The UAE-Saudi Rivalry Is Heading for Space, Too

The UAE-Saudi Rivalry Is Heading for Space, Too
Emirati astronauts Sultan al-Neyadi and Hazza al-Mansoori attend a press conference, Dubai, United Arab Emirates, Feb. 25, 2019 (AP photo by Jon Gambrell).

The Gulf Cooperation Council states are on a transformative journey, tapping into sectors like renewable energies, sports, entertainment and tourism to diversify their traditionally hydrocarbon-dependent economies. This path has already led them to broaden their diplomatic horizons beyond their own territorial limits. Now, with space as their next grand venture, it is taking them beyond the very bounds of Earth itself.

The GCC states’ ambitious space programs are driven by domestic economic ambitions and commercial interests, with key ongoing projects like the futuristic smart cities of Masdar City in the United Arab Emirates and NEOM in Saudi Arabia relying on space applications and AI technologies. But the emerging space race is also a matter of national pride. Countries like the UAE and Saudi Arabia aim to advance their space programs to enhance their global prestige and soft power. Both have made big moves in the space sector to complement their respective long-term visions, but also as part of a competitive rivalry.  

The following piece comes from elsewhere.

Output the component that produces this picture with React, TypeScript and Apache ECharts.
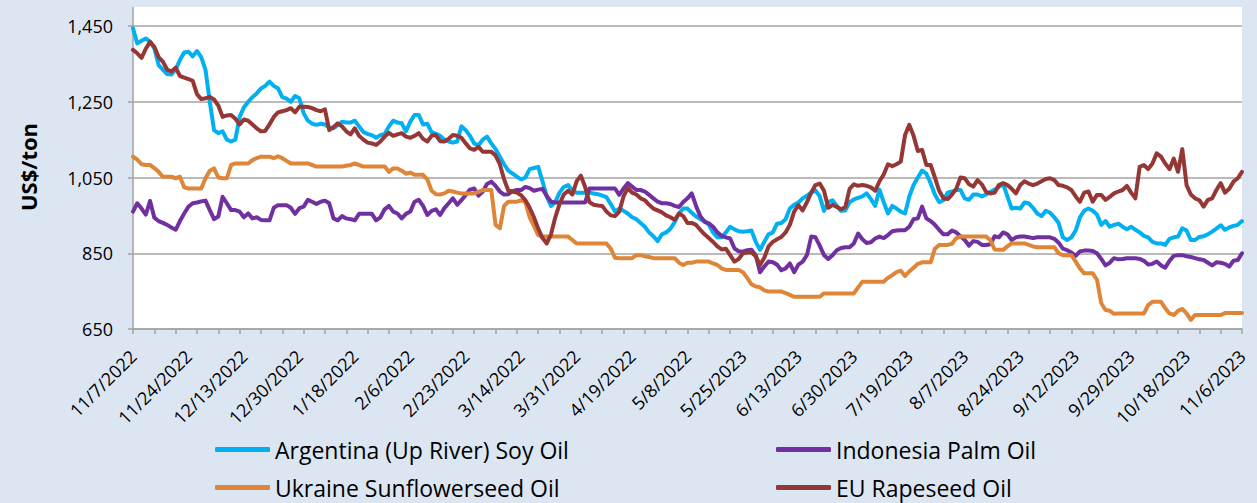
import React, { useEffect, useRef } from "react";
import * as echarts from "echarts";

// Business-day categories from 11/7/2022 to 11/6/2023
const categories: string[] = [];
{
  const d = new Date(2022, 10, 7);
  while (categories.length < 261) {
    const wd = d.getDay();
    if (wd !== 0 && wd !== 6) categories.push(`${d.getMonth() + 1}/${d.getDate()}/${d.getFullYear()}`);
    d.setDate(d.getDate() + 1);
  }
}

const tickLabels = [
  "11/7/2022", "11/24/2022", "12/13/2022", "12/30/2022", "1/18/2022", "2/6/2022", "2/23/2022",
  "3/14/2022", "3/31/2022", "4/19/2022", "5/8/2022", "5/25/2023", "6/13/2023", "6/30/2023",
  "7/19/2023", "8/7/2023", "8/24/2023", "9/12/2023", "9/29/2023", "10/18/2023", "11/6/2023",
];

const seriesNames = [
  "Argentina (Up River) Soy Oil",
  "Indonesia Palm Oil",
  "Ukraine Sunflowerseed Oil",
  "EU Rapeseed Oil",
];

const argentina = [
  1444, 1404, 1411, 1417, 1409, 1391, 1347, 1335, 1323, 1322,
  1335, 1360, 1380, 1382, 1370, 1384, 1368, 1334, 1250, 1175,
  1167, 1172, 1150, 1145, 1150, 1210, 1235, 1250, 1262, 1272,
  1285, 1292, 1303, 1292, 1285, 1262, 1258, 1250, 1265, 1259,
  1220, 1200, 1192, 1189, 1192, 1190, 1182, 1180, 1188, 1197,
  1195, 1195, 1200, 1185, 1170, 1165, 1162, 1155, 1162, 1165,
  1185, 1200, 1195, 1193, 1172, 1197, 1215, 1215, 1190, 1192,
  1170, 1165, 1160, 1150, 1145, 1142, 1145, 1185, 1175, 1160,
  1140, 1135, 1150, 1158, 1140, 1125, 1105, 1085, 1068, 1060,
  1052, 1045, 1050, 1072, 1075, 1078, 1040, 1000, 975, 985,
  1010, 1025, 1030, 1015, 1010, 1010, 1010, 1010, 1008, 1006,
  1002, 998, 980, 960, 968, 962, 955, 945, 940, 930,
  920, 905, 895, 882, 900, 905, 915, 932, 955, 968,
  968, 957, 947, 940, 935, 925, 905, 892, 892, 905,
  920, 913, 908, 907, 908, 910, 880, 859, 880, 900,
  905, 928, 930, 940, 968, 978, 984, 995, 1002, 1010,
  1016, 1000, 962, 985, 990, 975, 962, 963, 985, 992,
  996, 1000, 1008, 993, 975, 1018, 985, 955, 975, 968,
  960, 955, 1000, 1030, 1050, 1068, 1060, 1035, 1005, 985,
  990, 1010, 1013, 1017, 1017, 995, 991, 1005, 1005, 1000,
  1005, 1012, 1018, 1025, 1033, 1000, 968, 970, 968, 984,
  982, 970, 955, 948, 962, 957, 945, 930, 892, 885,
  892, 910, 945, 962, 968, 962, 952, 925, 935, 920,
  925, 928, 920, 913, 920, 912, 905, 896, 892, 880,
  876, 876, 872, 888, 892, 894, 916, 910, 885, 885,
  893, 895, 900, 907, 915, 924, 912, 918, 922, 925,
  935,
];

const indonesia = [
  960, 982, 968, 952, 988, 944, 935, 930, 925, 918,
  912, 935, 955, 973, 982, 984, 987, 989, 964, 940,
  947, 999, 982, 964, 964, 960, 945, 955, 942, 945,
  938, 937, 937, 970, 977, 977, 977, 970, 954, 969,
  973, 991, 986, 980, 986, 989, 982, 942, 937, 948,
  942, 940, 937, 954, 954, 954, 954, 937, 945, 966,
  975, 960, 955, 942, 954, 960, 986, 991, 975, 951,
  962, 966, 951, 969, 982, 995, 978, 990, 1004, 1018,
  1021, 1002, 1013, 1033, 1039, 1028, 1013, 1005, 1006, 1014,
  1017, 1017, 1025, 1022, 1015, 1018, 1020, 1001, 986, 984,
  984, 984, 984, 984, 984, 984, 984, 1021, 1021, 1021,
  1021, 1021, 1021, 1021, 1004, 1021, 1035, 1026, 1017, 1017,
  1013, 1004, 995, 986, 982, 982, 980, 975, 972, 985,
  995, 1008, 975, 948, 933, 929, 920, 905, 896, 892,
  889, 863, 855, 854, 858, 859, 845, 800, 815, 828,
  826, 820, 805, 810, 823, 800, 820, 828, 845, 894,
  892, 870, 845, 835, 845, 858, 864, 866, 866, 876,
  902, 887, 877, 879, 889, 894, 890, 898, 908, 910,
  911, 911, 920, 940, 942, 973, 942, 935, 925, 912,
  900, 900, 910, 905, 895, 885, 870, 882, 880, 872,
  872, 874, 895, 892, 905, 900, 885, 892, 894, 894,
  892, 890, 892, 892, 892, 892, 888, 878, 862, 858,
  852, 843, 855, 857, 857, 856, 850, 835, 818, 825,
  837, 834, 835, 837, 837, 837, 835, 830, 820, 822,
  828, 818, 812, 830, 843, 845, 845, 842, 840, 837,
  834, 832, 825, 818, 826, 825, 822, 815, 830, 832,
  850,
];

const ukraine = [
  1105, 1097, 1085, 1083, 1083, 1075, 1065, 1052, 1052, 1052,
  1048, 1052, 1024, 1021, 1021, 1021, 1021, 1048, 1068, 1074,
  1050, 1048, 1048, 1083, 1087, 1087, 1087, 1087, 1096, 1101,
  1105, 1105, 1105, 1101, 1106, 1101, 1094, 1087, 1087, 1087,
  1087, 1087, 1083, 1079, 1079, 1079, 1079, 1079, 1079, 1079,
  1081, 1083, 1087, 1083, 1079, 1079, 1079, 1079, 1079, 1079,
  1065, 1074, 1074, 1068, 1060, 1063, 1057, 1057, 1057, 1045,
  1015, 1006, 1005, 1008, 1015, 1013, 1010, 1008, 1008, 1008,
  1008, 1012, 1017, 1017, 1017, 925, 916, 975, 986, 986,
  986, 990, 985, 945, 922, 898, 894, 894, 894, 894,
  894, 894, 894, 885, 876, 876, 876, 876, 876, 876,
  876, 876, 862, 838, 837, 837, 837, 837, 845, 845,
  842, 840, 837, 837, 837, 837, 837, 837, 825, 819,
  825, 825, 828, 828, 828, 828, 823, 819, 810, 806,
  806, 806, 806, 800, 785, 768, 762, 760, 752, 749,
  749, 749, 749, 745, 740, 735, 735, 735, 735, 735,
  735, 735, 744, 744, 744, 744, 744, 744, 744, 744,
  760, 775, 775, 775, 775, 775, 775, 785, 792, 800,
  804, 790, 802, 812, 822, 826, 826, 826, 862, 872,
  872, 872, 875, 890, 894, 894, 894, 894, 894, 894,
  894, 885, 860, 859, 859, 868, 876, 876, 876, 876,
  872, 868, 866, 866, 866, 866, 866, 850, 845, 845,
  845, 828, 810, 797, 797, 797, 780, 718, 700, 698,
  690, 691, 691, 691, 691, 691, 691, 691, 713, 722,
  722, 722, 705, 691, 687, 698, 703, 691, 674, 687,
  687, 687, 687, 687, 687, 687, 692, 692, 692, 692,
  692,
];

const eu = [
  1387, 1378, 1366, 1390, 1408, 1395, 1368, 1356, 1335, 1330,
  1340, 1318, 1314, 1310, 1305, 1270, 1257, 1259, 1263, 1256,
  1240, 1210, 1214, 1215, 1205, 1190, 1203, 1200, 1190, 1180,
  1172, 1173, 1190, 1210, 1222, 1225, 1228, 1233, 1222, 1237,
  1237, 1236, 1233, 1228, 1225, 1230, 1175, 1183, 1193, 1185,
  1172, 1164, 1180, 1160, 1150, 1142, 1140, 1136, 1145, 1158,
  1168, 1160, 1164, 1167, 1158, 1155, 1160, 1167, 1152, 1145,
  1160, 1162, 1146, 1145, 1152, 1162, 1160, 1155, 1140, 1127,
  1123, 1131, 1118, 1118, 1118, 1108, 1085, 1045, 1015, 1013,
  1010, 1003, 990, 970, 945, 915, 890, 876, 900, 945,
  980, 1005, 1015, 1005, 1040, 1055, 1025, 985, 978, 976,
  975, 960, 950, 948, 960, 1000, 1022, 1010, 1005, 995,
  990, 978, 968, 963, 958, 950, 945, 938, 955, 948,
  930, 930, 925, 912, 900, 890, 880, 868, 860, 862,
  845, 828, 835, 850, 852, 852, 842, 819, 838, 868,
  880, 887, 893, 905, 925, 960, 977, 963, 985, 1010,
  1030, 1034, 1015, 970, 978, 972, 966, 972, 1020, 1032,
  1028, 1030, 1028, 1024, 1015, 1040, 1058, 1085, 1080, 1085,
  1092, 1162, 1189, 1160, 1120, 1123, 1083, 1083, 1050, 1015,
  995, 993, 1005, 1020, 1050, 1048, 1032, 1026, 1043, 1032,
  1012, 1008, 1010, 1030, 1035, 1030, 1020, 1008, 1030, 1040,
  1034, 1030, 1034, 1040, 1046, 1048, 1043, 1030, 1028, 1024,
  1017, 1000, 986, 1010, 1013, 986, 1004, 1004, 991, 999,
  1008, 1013, 1017, 1028, 1010, 995, 1078, 1083, 1072, 1087,
  1114, 1105, 1087, 1072, 1100, 1065, 1125, 1030, 1005, 995,
  990, 973, 991, 995, 1017, 1035, 1010, 1020, 1039, 1048,
  1065,
];

const seriesData = [argentina, indonesia, ukraine, eu];
const seriesColors = ["#00b0f0", "#7030a0", "#de8538", "#953735"];

const FONT = '"Open Sans", "Liberation Sans", sans-serif';
const GRID_GRAY = "#a3a3a3";

export default function App() {
  const ref = useRef<HTMLDivElement>(null);

  useEffect(() => {
    if (!ref.current) return;
    const chart = echarts.init(ref.current, undefined, { renderer: "svg" });

    const legendPos = [
      { left: 215, top: 438 },
      { left: 776, top: 438 },
      { left: 215, top: 476 },
      { left: 776, top: 476 },
    ];

    chart.setOption({
      animation: false,
      backgroundColor: "#dce6f2",
      textStyle: { fontFamily: FONT },
      graphic: [
        {
          type: "rect",
          z: -10,
          silent: true,
          shape: { x: 133, y: 7, width: 1109, height: 322 },
          style: { fill: "#ffffff" },
        },
        {
          type: "line",
          silent: true,
          shape: { x1: 133, y1: 7, x2: 133, y2: 27 },
          style: { stroke: GRID_GRAY, lineWidth: 1.5 },
        },
        {
          type: "text",
          x: 28,
          y: 167,
          rotation: Math.PI / 2,
          style: {
            text: "US$/ton",
            font: `bold 22px ${FONT}`,
            fill: "#000000",
            textAlign: "center",
            textVerticalAlign: "middle",
          },
        },
      ],
      grid: { left: 133, right: 15, top: 26, bottom: 174, containLabel: false },
      legend: seriesNames.map((name, i) => ({
        data: [name],
        left: legendPos[i].left,
        top: legendPos[i].top,
        padding: 0,
        icon: "roundRect",
        itemWidth: 55,
        itemHeight: 5,
        itemGap: 0,
        selectedMode: false,
        textStyle: { fontSize: 23, color: "#000000", fontFamily: FONT },
      })),
      xAxis: {
        type: "category",
        data: categories,
        boundaryGap: false,
        axisLine: { lineStyle: { color: GRID_GRAY, width: 1.5 } },
        axisTick: { interval: 4, length: 5, lineStyle: { color: GRID_GRAY, width: 1.5 } },
        axisLabel: {
          interval: 12,
          rotate: 45,
          margin: 24,
          fontSize: 18,
          color: "#000000",
          fontFamily: FONT,
          formatter: (_v: string, idx: number) => tickLabels[idx / 13] ?? "",
        },
        splitLine: { show: false },
      },
      yAxis: {
        type: "value",
        min: 650,
        max: 1450,
        interval: 200,
        axisLine: { show: true, lineStyle: { color: GRID_GRAY, width: 1.5 } },
        axisTick: { show: true, length: 5, lineStyle: { color: GRID_GRAY, width: 1.5 } },
        axisLabel: {
          margin: 20,
          fontSize: 18,
          color: "#000000",
          fontFamily: FONT,
          formatter: (v: number) => v.toLocaleString("en-US"),
        },
        splitLine: { lineStyle: { color: GRID_GRAY, width: 1.5 } },
      },
      series: seriesNames.map((name, i) => ({
        name,
        type: "line",
        data: seriesData[i],
        symbol: "none",
        showSymbol: false,
        color: seriesColors[i],
        lineStyle: { width: 4, color: seriesColors[i], cap: "round", join: "round" },
        z: 2 + i,
      })),
    });

    return () => chart.dispose();
  }, []);

  return (
    <div
      ref={ref}
      style={{ position: "fixed", left: 0, top: 0, width: 1257, height: 503 }}
    />
  );
}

The UAE showcased its early ambitions to be a regional leader in the space sector, hosting the Arab Space Cooperation Program alongside 10 other states in 2019. Since then, it has mapped out numerous projects that underpin its long-term space ambitions. In 2020, it announced a 100-year plan to build the first habitable human settlement on Mars by 2117. The following year, it put a spacecraft into Mars orbit, where it remains. Abu Dhabi also plans to launch an asteroid mission in 2028, flying a spacecraft past seven asteroids in the main asteroid belt by 2034.